Durham is a university for people who felt boarding school didn’t last quite long enough. A cobbled campus wrapped around a golden-stoned cathedral and an 11th-century castle, it is a collection of small, pally colleges that feel like distinct institutions in their own right. St. Cuthbert’s for the Rugby boys. St. John’s for the religious types. Hatfield for the red-trousered brigade. St. Hild and St. Bede for the trust-fund kids with drum-and-bass nights. When I was there, friends took to calling it “the Resort,” because the chummy venues and chocolate-box vistas reminded them of their second homes in Chamonix or Courchevel. (Another joked that the university was actually pretty diverse: “You’ve got Stowe boys, Etonians, Harrovians, Downe House girls, Marlburians … ”) It is cliquey, sporty, leafy, academic—the plummier, slightly dimmer younger brother to Oxford and Cambridge.
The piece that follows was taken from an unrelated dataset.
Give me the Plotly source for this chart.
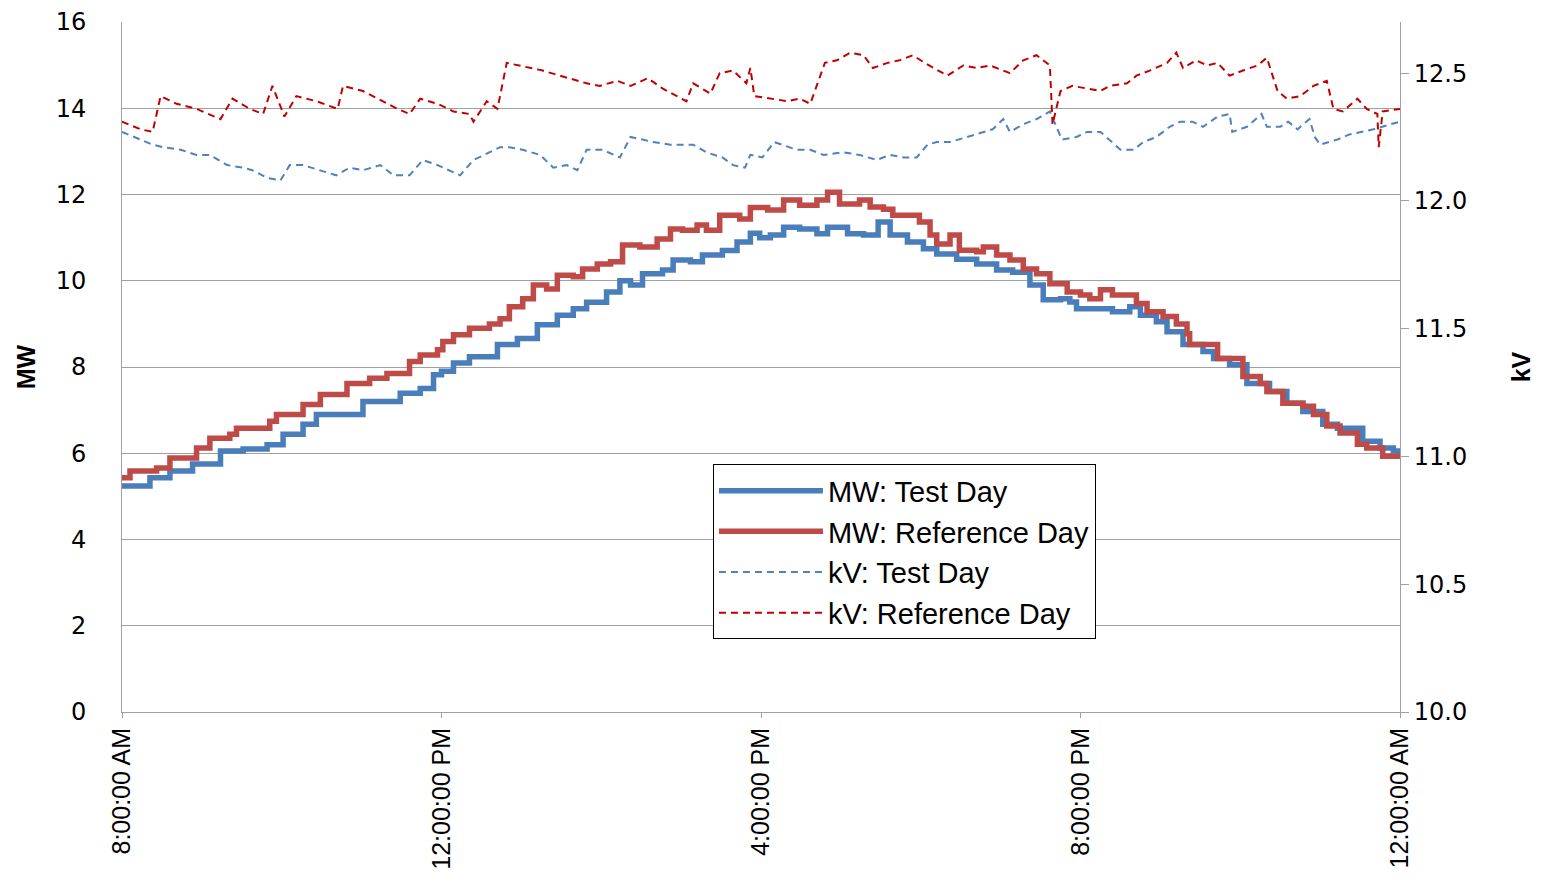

Which is why it was shocking, but not necessarily surprising, to hear of the latest scandal at the university—the unearthing of a Freshers’ Week contest where “posh lads” aimed to compete to sleep with the “poorest girl” on campus. The game was planned in what was, according to the Daily Mail,a Facebook group chat believed to be for incoming freshers with the title Durham Boys Making All the Noise, which also contained discussions about sexual assault. One alleged freshman asked: “Aren’t Durham dead on it with sexism … since that lad from Durham was accused of rape a few years ago?” Another replied: “I know maybe 15 girls who say they’ve been raped and not one taken to court. Or a police report. And women will always believe women mostly.” A third wrote: “It’s called being a whore.”